Jakarta, Actanews.id – Pembatalan pameran tunggal karya pelukis Yos Suprapto di Galeri Nasional, Jakarta, menjadi perbincangan hangat. Pameran bertajuk “Kebangkitan: Tanah untuk Kedaulatan Pangan” yang dijadwalkan berlangsung mulai Kamis (19/12/2024) malam hingga 19 Januari 2025 itu harus dibatalkan. Keputusan ini memicu kritik tajam terhadap kebebasan berekspresi dan diduga sebagai bentuk pembredelan seni di era pemerintahan Presiden Prabowo Subianto.
Pameran tersebut menghadirkan 30 karya Yos Suprapto, seorang seniman asal Banyuwangi, Jawa Timur. Namun, lima lukisan yang dinilai “sensitif” oleh kurator, Suwarno Wisetrotomo, diminta untuk diturunkan. Yos menolak permintaan tersebut dan memilih membatalkan pameran secara keseluruhan. “Jika lima lukisan saya harus diturunkan, saya lebih baik membawa semua karya saya pulang ke Yogyakarta,” tegas Yos dalam pernyataannya, Jumat (20/12/2024).
Lukisan-lukisan yang menjadi sorotan di antaranya menggambarkan realitas sosial, seperti beban pajak rakyat kecil untuk menopang kehidupan orang kaya, serta kritik terhadap kebijakan agraria dan pangan. Salah satu lukisan bahkan dianggap menyindir mantan Presiden Joko Widodo, sehingga memicu ketegangan politik.

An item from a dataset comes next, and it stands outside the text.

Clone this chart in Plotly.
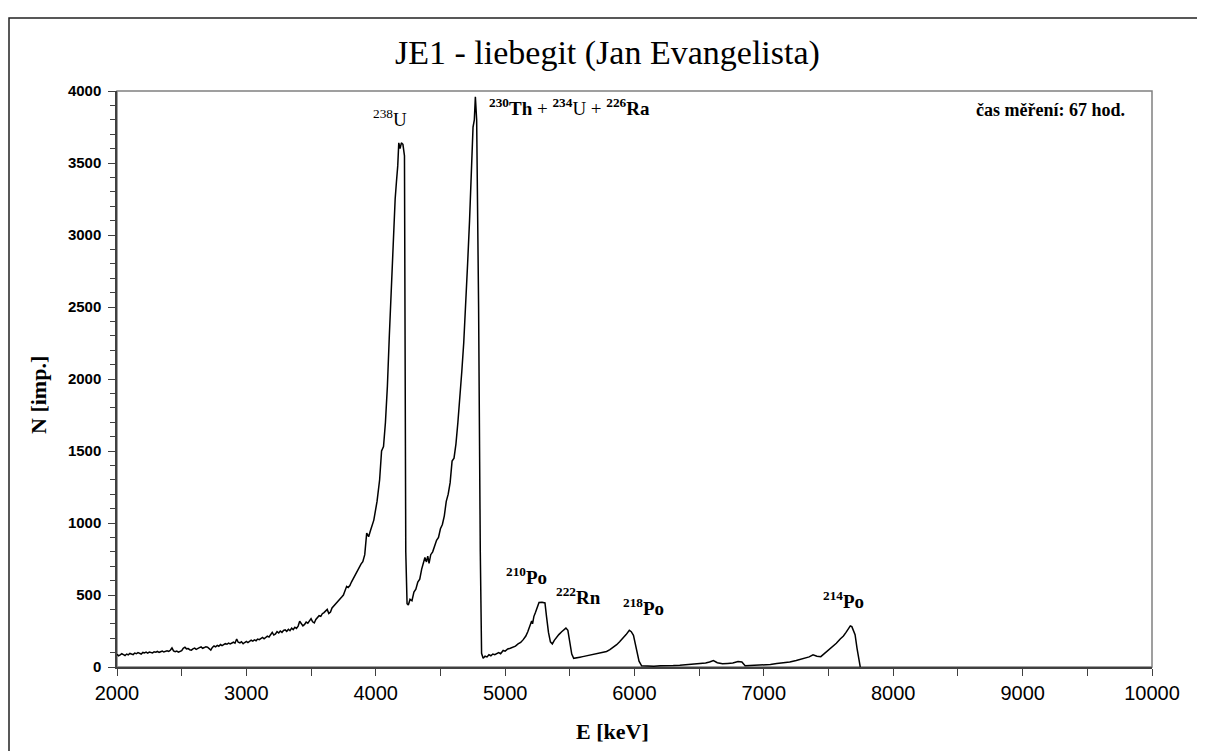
import plotly.graph_objects as go

# ---------------- data ----------------
energy_kev = [
    2000, 2012, 2025, 2037, 2050, 2062, 2075, 2087, 2100, 2112, 2125, 2137, 2150, 2162, 2175, 2187,
    2200, 2212, 2225, 2237, 2250, 2262, 2275, 2287, 2300, 2312, 2325, 2337, 2350, 2362, 2375, 2387,
    2400, 2412, 2425, 2437, 2450, 2462, 2475, 2487, 2500, 2512, 2525, 2537, 2550, 2562, 2575, 2587,
    2600, 2612, 2625, 2637, 2650, 2662, 2675, 2687, 2700, 2712, 2725, 2737, 2750, 2762, 2775, 2787,
    2800, 2812, 2825, 2837, 2850, 2862, 2875, 2887, 2900, 2912, 2925, 2937, 2950, 2962, 2975, 2987,
    3000, 3012, 3025, 3037, 3050, 3062, 3075, 3087, 3100, 3112, 3125, 3137, 3150, 3162, 3175, 3187,
    3200, 3212, 3225, 3237, 3250, 3262, 3275, 3287, 3300, 3312, 3325, 3337, 3350, 3362, 3375, 3387,
    3400, 3412, 3425, 3437, 3450, 3462, 3475, 3487, 3500, 3512, 3525, 3537, 3550, 3562, 3575, 3587,
    3600, 3612, 3625, 3637, 3650, 3662, 3675, 3687, 3700, 3712, 3725, 3737, 3750, 3762, 3775, 3787,
    3800, 3812, 3825, 3837, 3850, 3862, 3875, 3887, 3900, 3915, 3930, 3945,
    3960, 3985, 4010, 4030, 4045, 4060, 4075, 4090, 4105, 4120, 4135, 4150, 4160, 4170, 4178, 4188,
    4198, 4210, 4222, 4232, 4242, 4252, 4265, 4280, 4295, 4310, 4325, 4340, 4355, 4370, 4380, 4392,
    4402, 4412, 4425, 4440, 4455, 4470, 4485, 4500, 4515, 4530, 4545, 4560, 4575, 4590, 4605, 4620,
    4635, 4650, 4665, 4680, 4695, 4710, 4725, 4740, 4752, 4762, 4770, 4780, 4795, 4808, 4818, 4830,
    4845, 4860, 4875, 4890, 4905, 4920, 4935, 4950, 4965, 4985, 5000, 5020, 5040, 5063, 5080, 5100,
    5120, 5140, 5160, 5175, 5192, 5205, 5212, 5222, 5235, 5248, 5262, 5285, 5308, 5320, 5335, 5350,
    5365, 5380, 5398, 5415, 5437, 5455, 5470, 5485, 5500, 5515, 5530, 5550, 5578, 5600, 5630, 5660,
    5690, 5720, 5750, 5784, 5810, 5840, 5862, 5885, 5913, 5935, 5960, 5975, 5992, 6005, 6018, 6035,
    6055, 6100, 6150, 6200, 6250, 6300, 6350, 6400, 6450, 6500, 6550, 6580, 6610, 6640, 6680, 6720,
    6760, 6800, 6830, 6855, 6900, 6950, 7000, 7050, 7100, 7150, 7200, 7250, 7300, 7350, 7380, 7410,
    7440, 7470, 7500, 7530, 7560, 7590, 7615, 7635, 7652, 7668, 7680, 7692, 7705, 7720, 7735, 7745,
]
counts = [
    88, 78, 84, 92, 86, 80, 90, 84, 94, 88, 86, 97, 92, 100, 94, 90,
    101, 97, 103, 96, 104, 100, 98, 106, 103, 108, 101, 106, 111, 104, 108, 112,
    108, 116, 132, 112, 106, 110, 103, 108, 114, 130, 138, 126, 128, 120, 117, 126,
    131, 122, 126, 134, 140, 130, 135, 141, 138, 125, 117, 136, 146, 140, 150, 144,
    156, 148, 154, 162, 158, 166, 160, 168, 172, 165, 194, 172, 168, 176, 162, 170,
    178, 170, 176, 186, 180, 188, 182, 194, 190, 200, 206, 196, 204, 214, 208, 226,
    240, 222, 230, 246, 236, 250, 240, 254, 258, 248, 262, 252, 270, 260, 276, 268,
    284, 318, 300, 286, 296, 312, 304, 318, 336, 314, 306, 330, 342, 356, 352, 370,
    378, 392, 400, 372, 382, 410, 422, 436, 446, 462, 474, 486, 500, 536, 560, 552,
    566, 590, 612, 634, 652, 676, 702, 716, 732, 780, 930, 905,
    950, 1020, 1150, 1300, 1500, 1530, 1700, 1950, 2300, 2650, 2950, 3250, 3370, 3480, 3640, 3600,
    3640, 3630, 3550, 800, 440, 430, 470, 460, 520, 540, 590, 610, 680, 740, 760, 730,
    770, 720, 780, 800, 850, 880, 900, 960, 990, 1050, 1150, 1200, 1280, 1430, 1450, 1550,
    1700, 1850, 2050, 2250, 2500, 2800, 3100, 3450, 3750, 3800, 3960, 3800, 2500, 800, 95, 60,
    75, 70, 85, 78, 90, 85, 95, 100, 92, 115, 110, 125, 130, 140, 145, 160,
    170, 190, 215, 245, 280, 320, 300, 350, 380, 410, 448, 450, 445, 350, 240, 175,
    160, 185, 210, 225, 245, 258, 270, 255, 180, 90, 60, 65, 68, 72, 78, 82,
    88, 92, 100, 108, 120, 138, 155, 175, 200, 225, 255, 245, 220, 170, 110, 40,
    8, 5, 6, 8, 7, 10, 12, 15, 18, 22, 28, 35, 45, 30, 22, 25,
    28, 38, 35, 8, 10, 12, 15, 18, 24, 28, 35, 45, 55, 70, 85, 75,
    72, 95, 115, 140, 165, 195, 215, 240, 265, 285, 280, 255, 225, 130, 40, 0,
]

x_tick_vals = [2000, 3000, 4000, 5000, 6000, 7000, 8000, 9000, 10000]
x_tick_text = ["2000", "3000", "4000", "5000", "6000", "7000", "8000", "9000", "10000"]
y_tick_vals = [0, 500, 1000, 1500, 2000, 2500, 3000, 3500, 4000]

peak_labels = [
    "<sup>238</sup>U",
    "<sup><b>230</b></sup><b>Th</b> + <sup><b>234</b></sup>U + <sup><b>226</b></sup><b>Ra</b>",
    "<b><sup>210</sup>Po</b>",
    "<b><sup>222</sup>Rn</b>",
    "<b><sup>218</sup>Po</b>",
    "<b><sup>214</sup>Po</b>",
]
peak_label_x = [4110, 4859, 5165, 5570, 6069, 7614]
peak_label_y = [3812, 3892, 630, 490, 414, 463]
peak_label_anchor = ["center", "left", "center", "center", "center", "center"]

title_text = "JE1 - liebegit (Jan Evangelista)"
x_title = "E [keV]"
y_title = "N [imp.]"
time_note = "čas měření: 67 hod."

# ---------------- figure ----------------
OFF = 8                      # page body margin of the browser
W, H = 1205 - OFF, 751 - OFF
L, R, T, B = 117, 1152, 91, 667   # plot area in page pixels

def px_x(p):
    return (p - L) / (R - L)

def px_y(p):
    return (B - p) / (B - T)

fig = go.Figure()
fig.add_trace(go.Scatter(
    x=energy_kev, y=counts, mode="lines",
    line=dict(color="black", width=1.5),
    showlegend=False, hoverinfo="x+y",
))

serif = "Liberation Serif, Times New Roman, serif"
sans = "Liberation Sans, Arial, sans-serif"

annotations = []
for txt, xv, yv, anc in zip(peak_labels, peak_label_x, peak_label_y, peak_label_anchor):
    annotations.append(dict(
        x=xv, y=yv, xref="x", yref="y", text=txt, showarrow=False,
        xanchor=anc, yanchor="middle",
        font=dict(family=serif, size=19, color="black"),
    ))

annotations.append(dict(
    x=9218, y=3868, xref="x", yref="y", text="<b>" + time_note + "</b>",
    showarrow=False, xanchor="center", yanchor="middle",
    font=dict(family=serif, size=18, color="black"),
))
annotations.append(dict(
    x=px_x(607), y=px_y(53), xref="paper", yref="paper", text=title_text,
    showarrow=False, xanchor="center", yanchor="middle",
    font=dict(family=serif, size=34, color="black"),
))
annotations.append(dict(
    x=px_x(612), y=px_y(731), xref="paper", yref="paper", text="<b>" + x_title + "</b>",
    showarrow=False, xanchor="center", yanchor="middle",
    font=dict(family=serif, size=22, color="black"),
))
annotations.append(dict(
    x=px_x(38), y=px_y(395), xref="paper", yref="paper", text="<b>" + y_title + "</b>",
    showarrow=False, xanchor="center", yanchor="middle", textangle=-90,
    font=dict(family=serif, size=22, color="black"),
))

shapes = [
    # plot-area frame (gray)
    dict(type="rect", xref="paper", yref="paper", x0=0, x1=1, y0=0, y1=1,
         line=dict(color="#808080", width=1.5), layer="below"),
    # chart-area outer border
    dict(type="rect", xref="paper", yref="paper",
         x0=px_x(9), x1=px_x(1201), y0=px_y(790), y1=px_y(18),
         line=dict(color="#222222", width=1.5), layer="below"),
]

fig.update_layout(
    width=W, height=H,
    margin=dict(l=L - OFF, r=(W + OFF) - R, t=T - OFF, b=(H + OFF) - B),
    paper_bgcolor="white", plot_bgcolor="white",
    annotations=annotations, shapes=shapes,
    xaxis=dict(
        range=[2000, 10000], tickvals=x_tick_vals, ticktext=x_tick_text,
        showgrid=False, zeroline=False, showline=True, linecolor="#404040", linewidth=1.5,
        ticks="outside", ticklen=7, tickcolor="#404040", tickwidth=1.2,
        minor=dict(dtick=500, ticks="outside", ticklen=7, tickcolor="#404040", tickwidth=1.2),
        tickfont=dict(family=sans, size=20, color="black"),
    ),
    yaxis=dict(
        range=[0, 4000], tickvals=y_tick_vals,
        showgrid=False, zeroline=False, showline=True, linecolor="#404040", linewidth=1.5,
        ticks="outside", ticklen=7, tickcolor="#404040", tickwidth=1.2,
        minor=dict(dtick=100, ticks="outside", ticklen=5, tickcolor="#404040", tickwidth=1),
        tickfont=dict(family=sans, size=15, color="black", weight="bold"),
        ticklabelstandoff=4,
    ),
)

fig.write_html("out.html")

Kritik dari Publik dan Pengamat Seni
Budayawan Eros Djarot menyebut pembatalan ini sebagai bentuk ketakutan yang berlebihan. “Ini menunjukkan bagaimana seni rupa mulai ditakuti oleh rezim. Situasi ini mengingatkan kita pada era Orde Baru,” katanya. Fotografer senior Oscar Motulloh menyebut langkah Galeri Nasional sebagai “pembredelan pertama seni rupa di era Prabowo.”
Pihak Galeri Nasional menjelaskan bahwa pembatalan ini disebabkan oleh ketidaksesuaian tema pameran dengan beberapa karya yang ditampilkan. Menteri Kebudayaan Fadli Zon mendukung keputusan tersebut dengan alasan kurasi. “Beberapa lukisan tidak sesuai dengan tema yang telah ditetapkan dan mengandung unsur politik yang tidak relevan,” ujarnya.
Kapolri Angkat Bicara
Kapolri Jenderal Polisi Listyo Sigit Prabowo turut memberikan komentar dalam konferensi pers di Solo, Sabtu (21/12/2024). “Kami belum menerima informasi detail terkait pembatalan ini. Posisi Polri bukan untuk terlibat dalam urusan tersebut, tetapi kami siap membantu jika ada kebutuhan keamanan,” jelasnya.
Kebebasan Seni yang Dipertanyakan
Kasus ini memicu perdebatan di media sosial, dengan netizen mengkritik langkah pemerintah yang dianggap membatasi kebebasan berekspresi. Pameran yang dibatalkan justru menjadi viral, dengan ribuan orang mendiskusikan karya-karya Yos Suprapto secara daring. “Ironi, seni yang ingin dibungkam malah menjadi sorotan dunia,” tulis seorang pengguna media sosial.
Yos Suprapto, yang dikenal dengan gaya melukisnya yang vokal terhadap isu sosial, mengaku kecewa dan tidak akan lagi bekerja sama dengan Galeri Nasional maupun Kementerian Kebudayaan. “Ini adalah pukulan bagi seni dan kebebasan berekspresi,” tutupnya.


Polemik ini menjadi pengingat bahwa seni dan politik sering kali berada dalam garis persinggungan yang tajam, menguji sejauh mana kebebasan berekspresi dihormati dalam tatanan demokrasi.